05 November 2011

On the Ep Swing


Dear, dear benighted Cub fans. Your ship has indeed come in. But don't expect the riches to disembark just yet.

Newly-hired team president Theo Epstein and his minions are the real deal. Freed from the shackles of penury, Jed Hoyer will provide a bonanza to Chicago. Whoever is hired, the new manager will share the winning philosophy that the Epstein team plants at Wrigley. Brains, patience and money are a potent combination and they are in abundance on the North side.

The challenge facing them, besides 29 other teams intent on success at their expense, is the current  team composition. Epstein takes over a franchise laden with useless baggage that can't be thrown overboard -- at least not at a dear cost. Previous owners and management signed outrageous deals with cartoon characters whose actual baseball value is nil or less.

Take Alfonso Soriano. Please. The previous Cub administration took one look at his speed and power, and his one good year in Washington (.277/.351/.560 with 41 of 58 steals and improved outfield defense) and bestowed upon him an eight-year $133 million contract that he wasn't worth even if paid in Monopoly money. That deal has $54 million left as Soriano enters his baseball dotage. He hasn't been a factor on the basepaths in three years, plays the outfield as if he's searching for a lost contact lens and has a .308 on-base percentage over the last three seasons. For their $57 million, the Cubs have gotten two wins over a replacement player total since 2009. And they're in for worse.

Soriano is emblematic of the Cubs' problem. Only two of their 2011 starters took more walks than Ironside. Their team on-base percentage was a meager .314, despite playing in the (hitter-) friendly confines. For $39 million, the Cubs got .262/.323/.418 out of their outfield trio of Soriano, Marlon Byrd and Kosuke Fukudome. (They swapped Fuku to Cleveland for a pair of farmhands in July.) The new management team may preach patience at the plate, but 36-year-olds who earn 27 free passes in 500 at-bats aren't suddenly morphing into Jason Giambi.

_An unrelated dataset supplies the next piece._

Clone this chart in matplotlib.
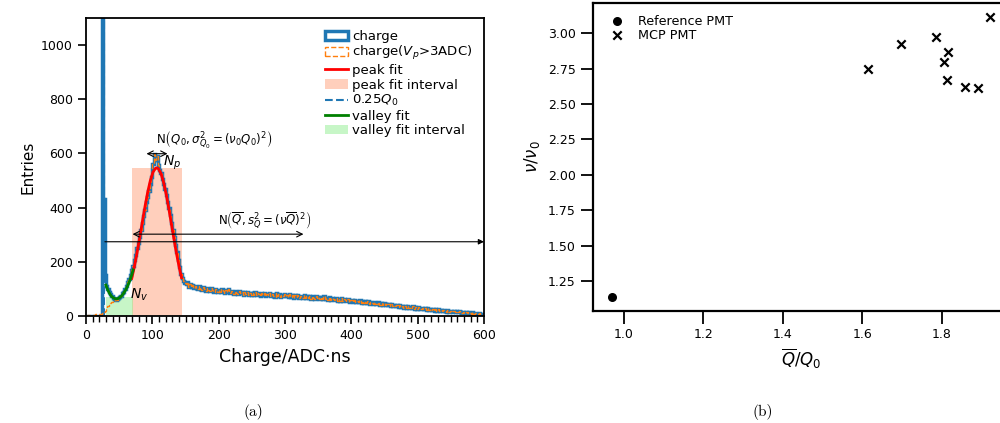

For another $32+ million, Ryan Dempster and Carlos Zambrano delivered a combined ERA 20% worse than league average, plus a combined TTA (temper tantrums per annum) of 4.0. (No thanks to Dempster on that one.)

The Cubs are stuck with all of the above-mentioned, except Fuku, and will either lose their best player, Aramis Ramirez, to free agency, or empty the bank to keep him. First-baseman Carlos Pena's contract has also expired, conveniently paving the way for a big free agent signing splash. Epstein starts the Hot Stove season with a $93 million payroll before half the roster is filled. And without Fukudome, Ramirez and Pena, only two of the 11 remaining batters with 100 plate appearances had OBPs above .325, and none is above .350.

So the OBP problem will not be solved overnight. The flotsam and jetsam will take at least a year to clear out. Unless Big Z stands for Zoloft, he's going to continue to plague the clubhouse. And no matter the skipper, an organizational transformation takes more than one year. The immediate forecast is bleak, but have no doubt, the ship of state finally has a working navigation system and a captain and crew who know which way to steer.